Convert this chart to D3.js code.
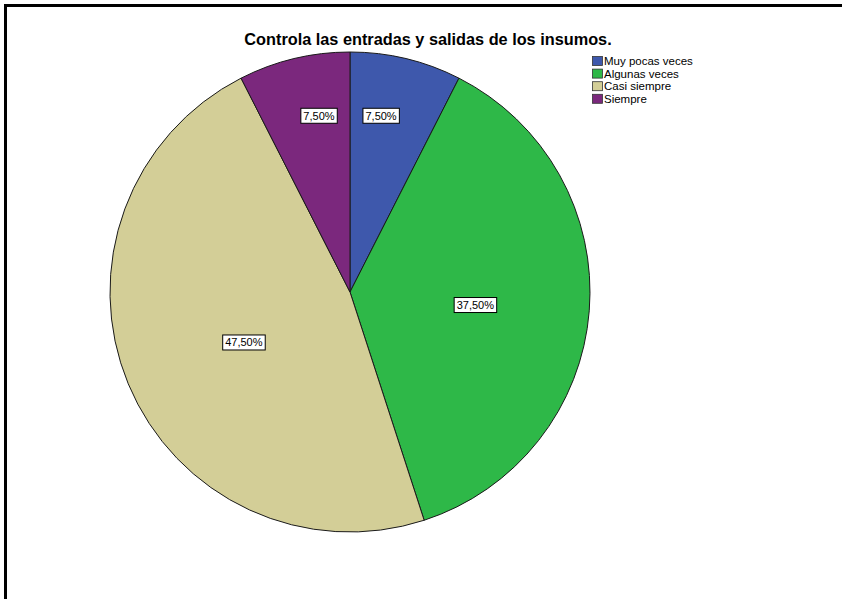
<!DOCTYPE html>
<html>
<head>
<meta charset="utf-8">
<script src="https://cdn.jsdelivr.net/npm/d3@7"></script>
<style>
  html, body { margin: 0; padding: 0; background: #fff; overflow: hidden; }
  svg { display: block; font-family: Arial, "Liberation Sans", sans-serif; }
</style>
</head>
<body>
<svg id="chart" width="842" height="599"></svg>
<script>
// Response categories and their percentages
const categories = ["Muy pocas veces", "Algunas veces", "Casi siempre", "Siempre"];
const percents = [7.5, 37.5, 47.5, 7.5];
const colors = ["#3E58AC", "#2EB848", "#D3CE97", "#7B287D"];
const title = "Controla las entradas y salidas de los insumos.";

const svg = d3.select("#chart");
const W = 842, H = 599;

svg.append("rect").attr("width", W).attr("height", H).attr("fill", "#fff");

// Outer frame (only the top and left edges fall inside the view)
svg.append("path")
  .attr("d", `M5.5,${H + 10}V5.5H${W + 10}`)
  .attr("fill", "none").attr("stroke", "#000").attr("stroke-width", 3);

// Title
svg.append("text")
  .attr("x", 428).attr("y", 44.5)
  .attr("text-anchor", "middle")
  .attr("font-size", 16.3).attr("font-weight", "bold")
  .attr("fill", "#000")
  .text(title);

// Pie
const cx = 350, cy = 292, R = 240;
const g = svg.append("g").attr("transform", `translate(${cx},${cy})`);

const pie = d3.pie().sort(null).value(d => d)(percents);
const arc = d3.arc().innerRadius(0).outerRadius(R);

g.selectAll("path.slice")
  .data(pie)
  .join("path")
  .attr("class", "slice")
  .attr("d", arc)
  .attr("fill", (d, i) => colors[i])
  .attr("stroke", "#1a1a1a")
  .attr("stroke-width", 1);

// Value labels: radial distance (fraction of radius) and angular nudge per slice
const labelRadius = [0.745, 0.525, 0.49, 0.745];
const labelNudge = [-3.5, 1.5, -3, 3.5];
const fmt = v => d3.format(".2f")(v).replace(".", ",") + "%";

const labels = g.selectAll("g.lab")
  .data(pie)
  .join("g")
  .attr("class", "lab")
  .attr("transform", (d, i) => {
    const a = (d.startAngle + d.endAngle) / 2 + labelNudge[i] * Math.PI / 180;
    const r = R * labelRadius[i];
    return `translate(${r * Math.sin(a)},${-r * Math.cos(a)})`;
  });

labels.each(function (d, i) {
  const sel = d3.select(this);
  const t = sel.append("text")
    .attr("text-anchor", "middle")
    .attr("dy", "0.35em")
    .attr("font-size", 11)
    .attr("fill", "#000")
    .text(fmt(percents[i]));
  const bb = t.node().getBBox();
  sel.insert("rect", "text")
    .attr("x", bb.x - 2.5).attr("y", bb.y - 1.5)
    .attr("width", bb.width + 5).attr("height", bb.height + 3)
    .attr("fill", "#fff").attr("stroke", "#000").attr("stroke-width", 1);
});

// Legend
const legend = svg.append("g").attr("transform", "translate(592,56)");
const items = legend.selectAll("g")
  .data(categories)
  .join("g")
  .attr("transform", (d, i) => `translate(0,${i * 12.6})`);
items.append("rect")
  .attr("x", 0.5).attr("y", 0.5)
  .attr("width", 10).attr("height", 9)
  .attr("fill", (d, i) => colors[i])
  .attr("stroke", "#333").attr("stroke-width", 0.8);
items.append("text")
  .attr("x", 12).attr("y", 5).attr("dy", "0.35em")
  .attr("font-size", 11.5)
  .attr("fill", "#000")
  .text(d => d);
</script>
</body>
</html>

.....

Task description
From the first line of the listing above, repeat every line through the one holding "const fmt = v". Both ends count, and pictures stay out.

Task result
Convert this chart to D3.js code.
<!DOCTYPE html>
<html>
<head>
<meta charset="utf-8">
<script src="https://cdn.jsdelivr.net/npm/d3@7"></script>
<style>
  html, body { margin: 0; padding: 0; background: #fff; overflow: hidden; }
  svg { display: block; font-family: Arial, "Liberation Sans", sans-serif; }
</style>
</head>
<body>
<svg id="chart" width="842" height="599"></svg>
<script>
// Response categories and their percentages
const categories = ["Muy pocas veces", "Algunas veces", "Casi siempre", "Siempre"];
const percents = [7.5, 37.5, 47.5, 7.5];
const colors = ["#3E58AC", "#2EB848", "#D3CE97", "#7B287D"];
const title = "Controla las entradas y salidas de los insumos.";

const svg = d3.select("#chart");
const W = 842, H = 599;

svg.append("rect").attr("width", W).attr("height", H).attr("fill", "#fff");

// Outer frame (only the top and left edges fall inside the view)
svg.append("path")
  .attr("d", `M5.5,${H + 10}V5.5H${W + 10}`)
  .attr("fill", "none").attr("stroke", "#000").attr("stroke-width", 3);

// Title
svg.append("text")
  .attr("x", 428).attr("y", 44.5)
  .attr("text-anchor", "middle")
  .attr("font-size", 16.3).attr("font-weight", "bold")
  .attr("fill", "#000")
  .text(title);

// Pie
const cx = 350, cy = 292, R = 240;
const g = svg.append("g").attr("transform", `translate(${cx},${cy})`);

const pie = d3.pie().sort(null).value(d => d)(percents);
const arc = d3.arc().innerRadius(0).outerRadius(R);

g.selectAll("path.slice")
  .data(pie)
  .join("path")
  .attr("class", "slice")
  .attr("d", arc)
  .attr("fill", (d, i) => colors[i])
  .attr("stroke", "#1a1a1a")
  .attr("stroke-width", 1);

// Value labels: radial distance (fraction of radius) and angular nudge per slice
const labelRadius = [0.745, 0.525, 0.49, 0.745];
const labelNudge = [-3.5, 1.5, -3, 3.5];
const fmt = v => d3.format(".2f")(v).replace(".", ",") + "%";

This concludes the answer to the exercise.